Couple of points here, doing my csi... the likely cause is leaching of plastercisers out of some of the older cables, the majority in your picks is second hand contact (transfer) probably caused by other sparkies getting it all over their hands like yourself too, for the plastecisers to leach out their has to be a chemical reaction and may have taken decades this could all come down to the original installers greases the wires to drag them in or as mentioned before the tar issue is a likely cause too, if they were dragged through tar (even set tar) they will have black streaks rubbed onto them, tar reacts with the pvc causing leaching of the plasticisers which in turn liquifies the tar to a sticky goo. The issue is that when the plastisicers leach the cable insulation can change it properties for the worse, ive seen insulation showing 230v to earth before where leaching occured.
 
Or the obvious one is the previous sparky left his bag of liquorish allsorts on top of the dist board,....... give it a lick :wink_smile:
 
cheers Darkwood. most of the goo was tacky, but some had set a bit and when i picked it off, the insulation came off too. i originally thought that it was some sort of plasticiser migration, i saw a similar thing at a theatre i tested last year, except it was green goo...the dreaded migration of the plasticiser di-isoctyl pthlene.
 
Its always hard to pinpoint without knowing the full history but i do recall seeing old pvc cables run over tar in a cellar and it layed in a line of sticky wet tar where the rest was solid, its seems that both react to each other and yes its a 'bitumen' to get off your hands (see what i did there! lol).... , but im on the understanding modern cables dont suffer like the old stuff but are prone under the right conditions.
 
Darkwood


Worry ye not. Meant to be sarcastic!....

A emoticon of destruction would have been nice on this one as it can come across as advice to those who dont know its conductive, flamable and eats many types of plastic even i had to check your post was siding with humour.... ive seen an apprentice turn a motor into a ball of fire before with WD40! :willy_nilly:
 
With you mentioning it was a school is the cabling ran in conduit?
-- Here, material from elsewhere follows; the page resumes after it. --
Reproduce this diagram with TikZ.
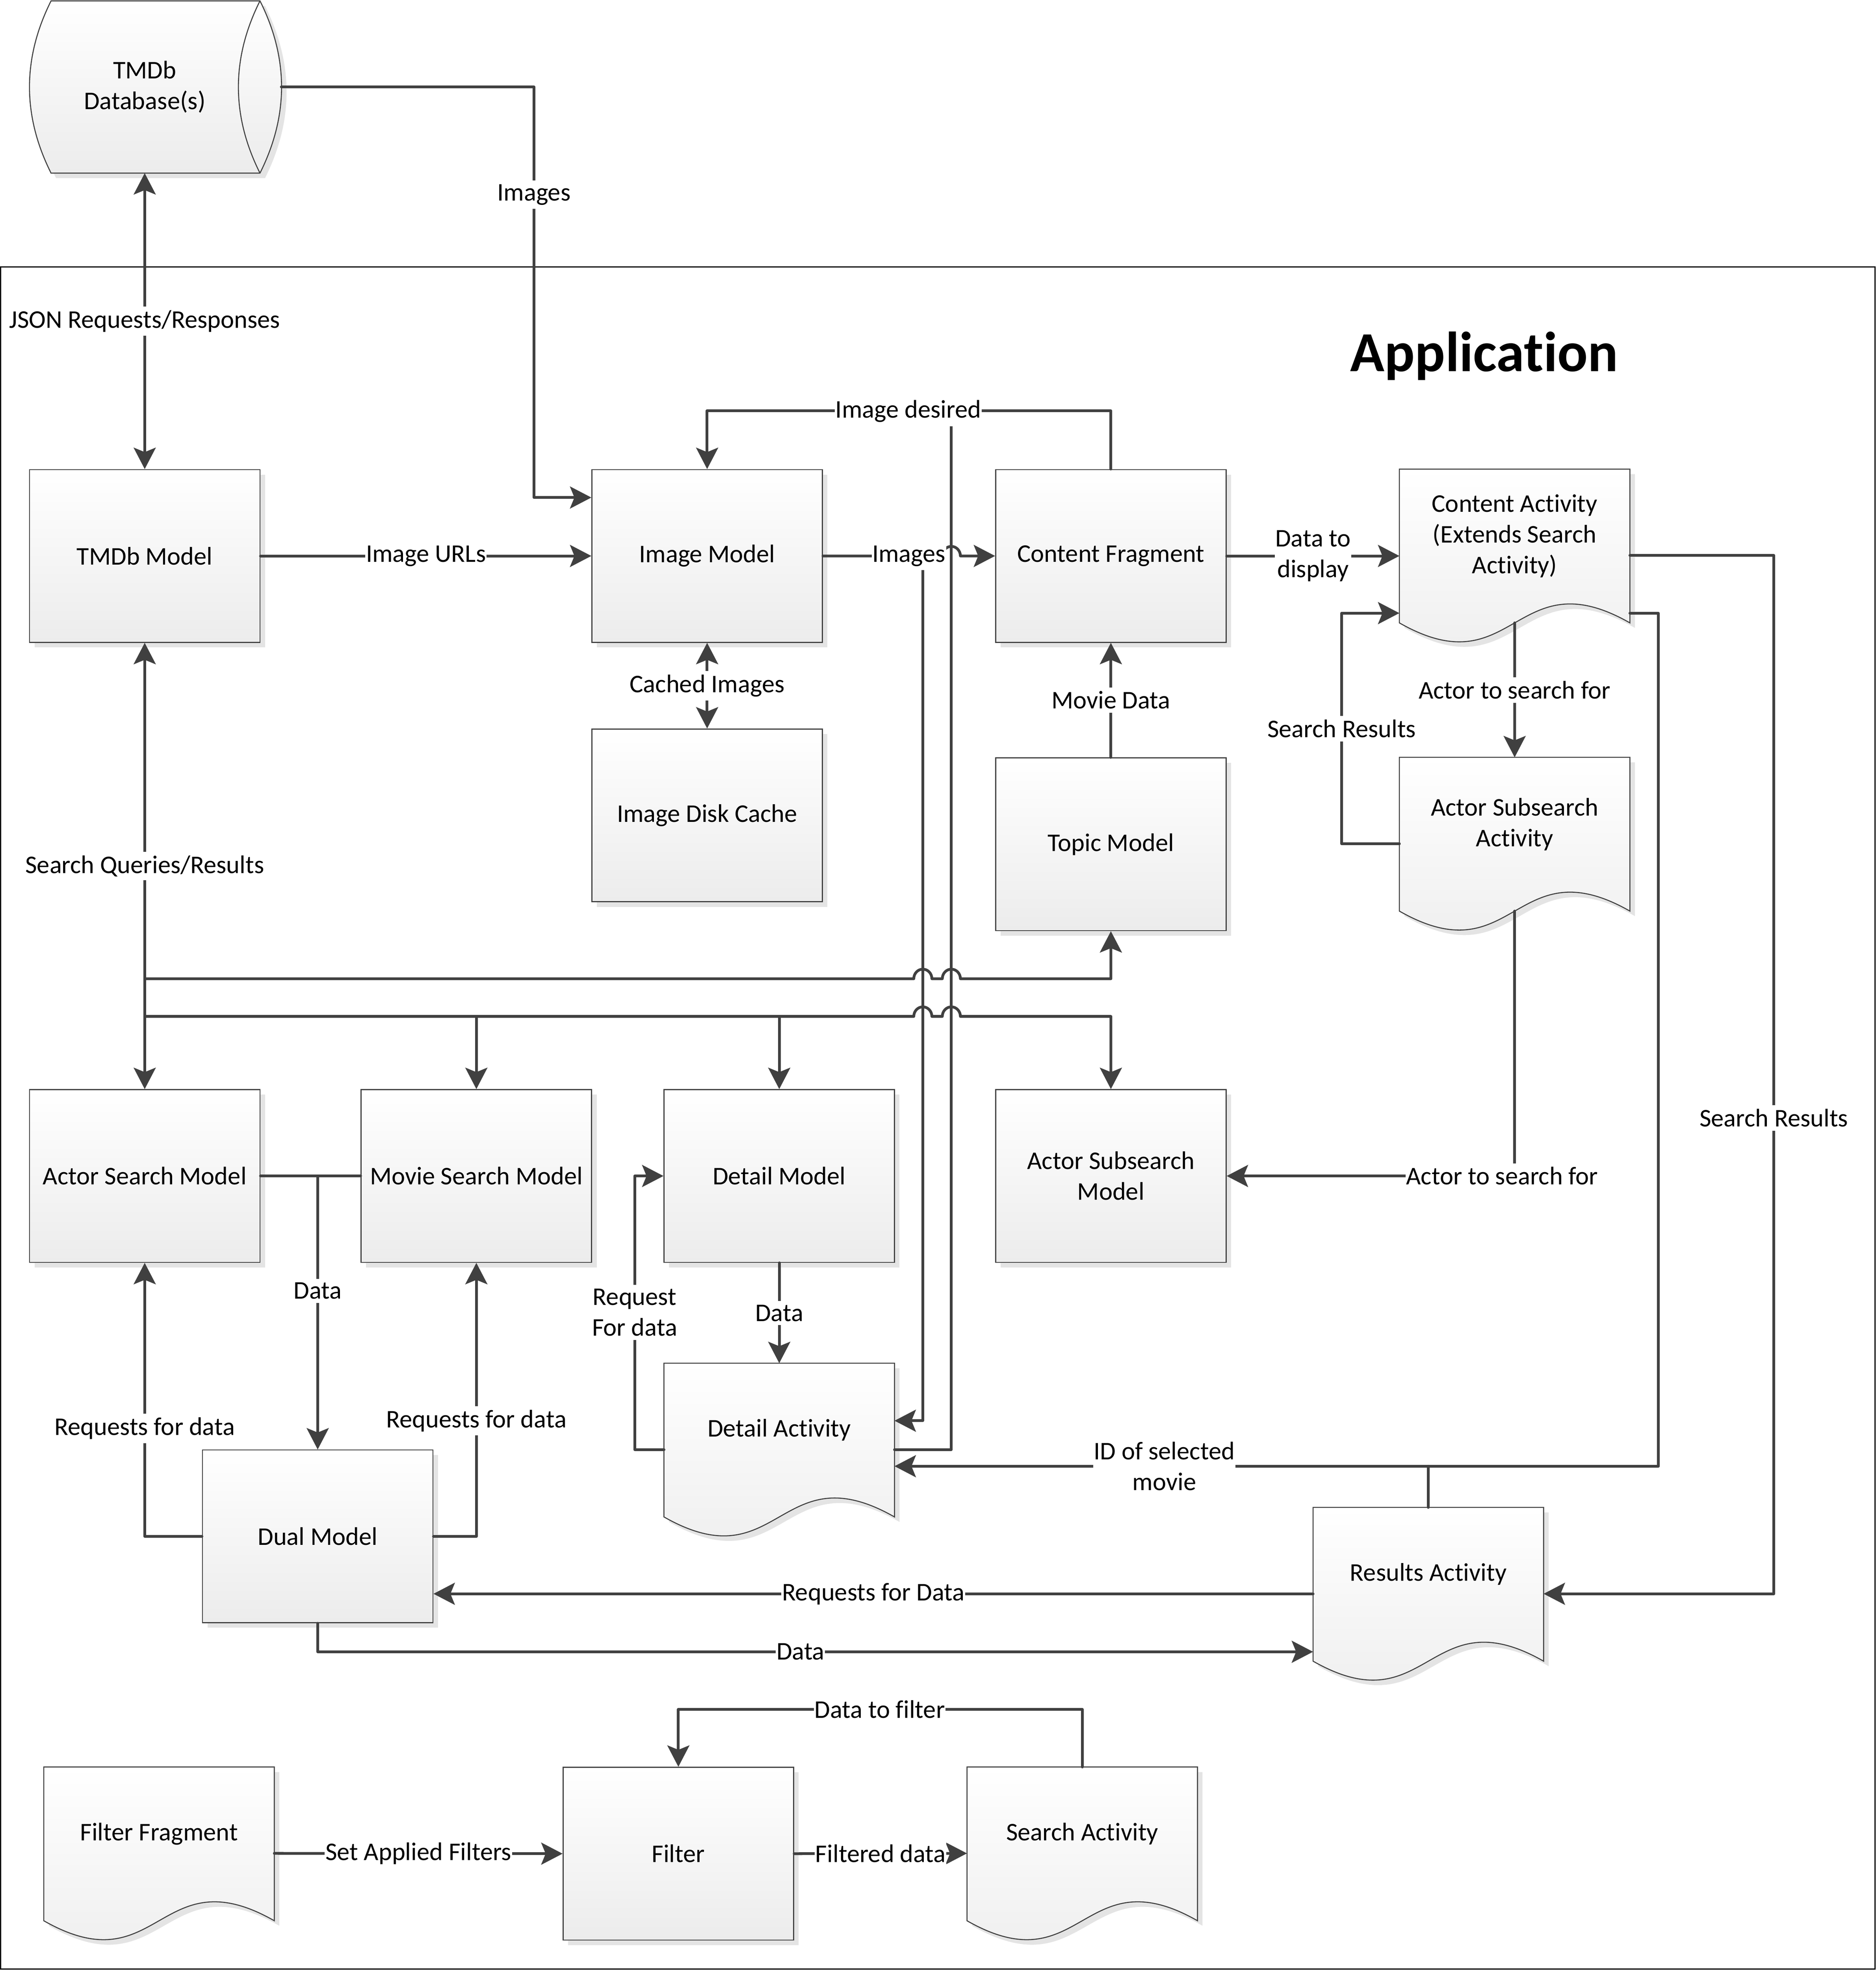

Once had a job where there was a greeny black goo on the conductors just like that in your photo, turned out it was a lubricant they used years back to pull cables through the conduit easier
 
I remember a job we did. Before the galv conduit was buried in concrete we poured bitumen over all conduit and trunking system. Now if there was conduit set in the flat roof some of the tar may have seeped into a part of it and when the cables were pulled through at a later stage had picked it up. rather than cleaning it up the installation sparks just left it as is.
 
I think it's Anti-climb paint, formaly known as Vandal grease. One of my mates is a school janitor and he's always covered in it. I bet the jani was poking around in the DB with his paint brush
 
Thanks for all your replies. After a bit of searching today i found the culprit. as most of you said, it was.....wait for it........Bitumen.
i got into the roof space and found it had dripped down walls and was all over the place.
 
A emoticon of destruction would have been nice on this one as it can come across as advice to those who dont know its conductive, flamable and eats many types of plastic even i had to check your post was siding with humour.... ive seen an apprentice turn a motor into a ball of fire before with WD40! :willy_nilly:

You know what, you're right, sorry should have made sure blindingly obvious!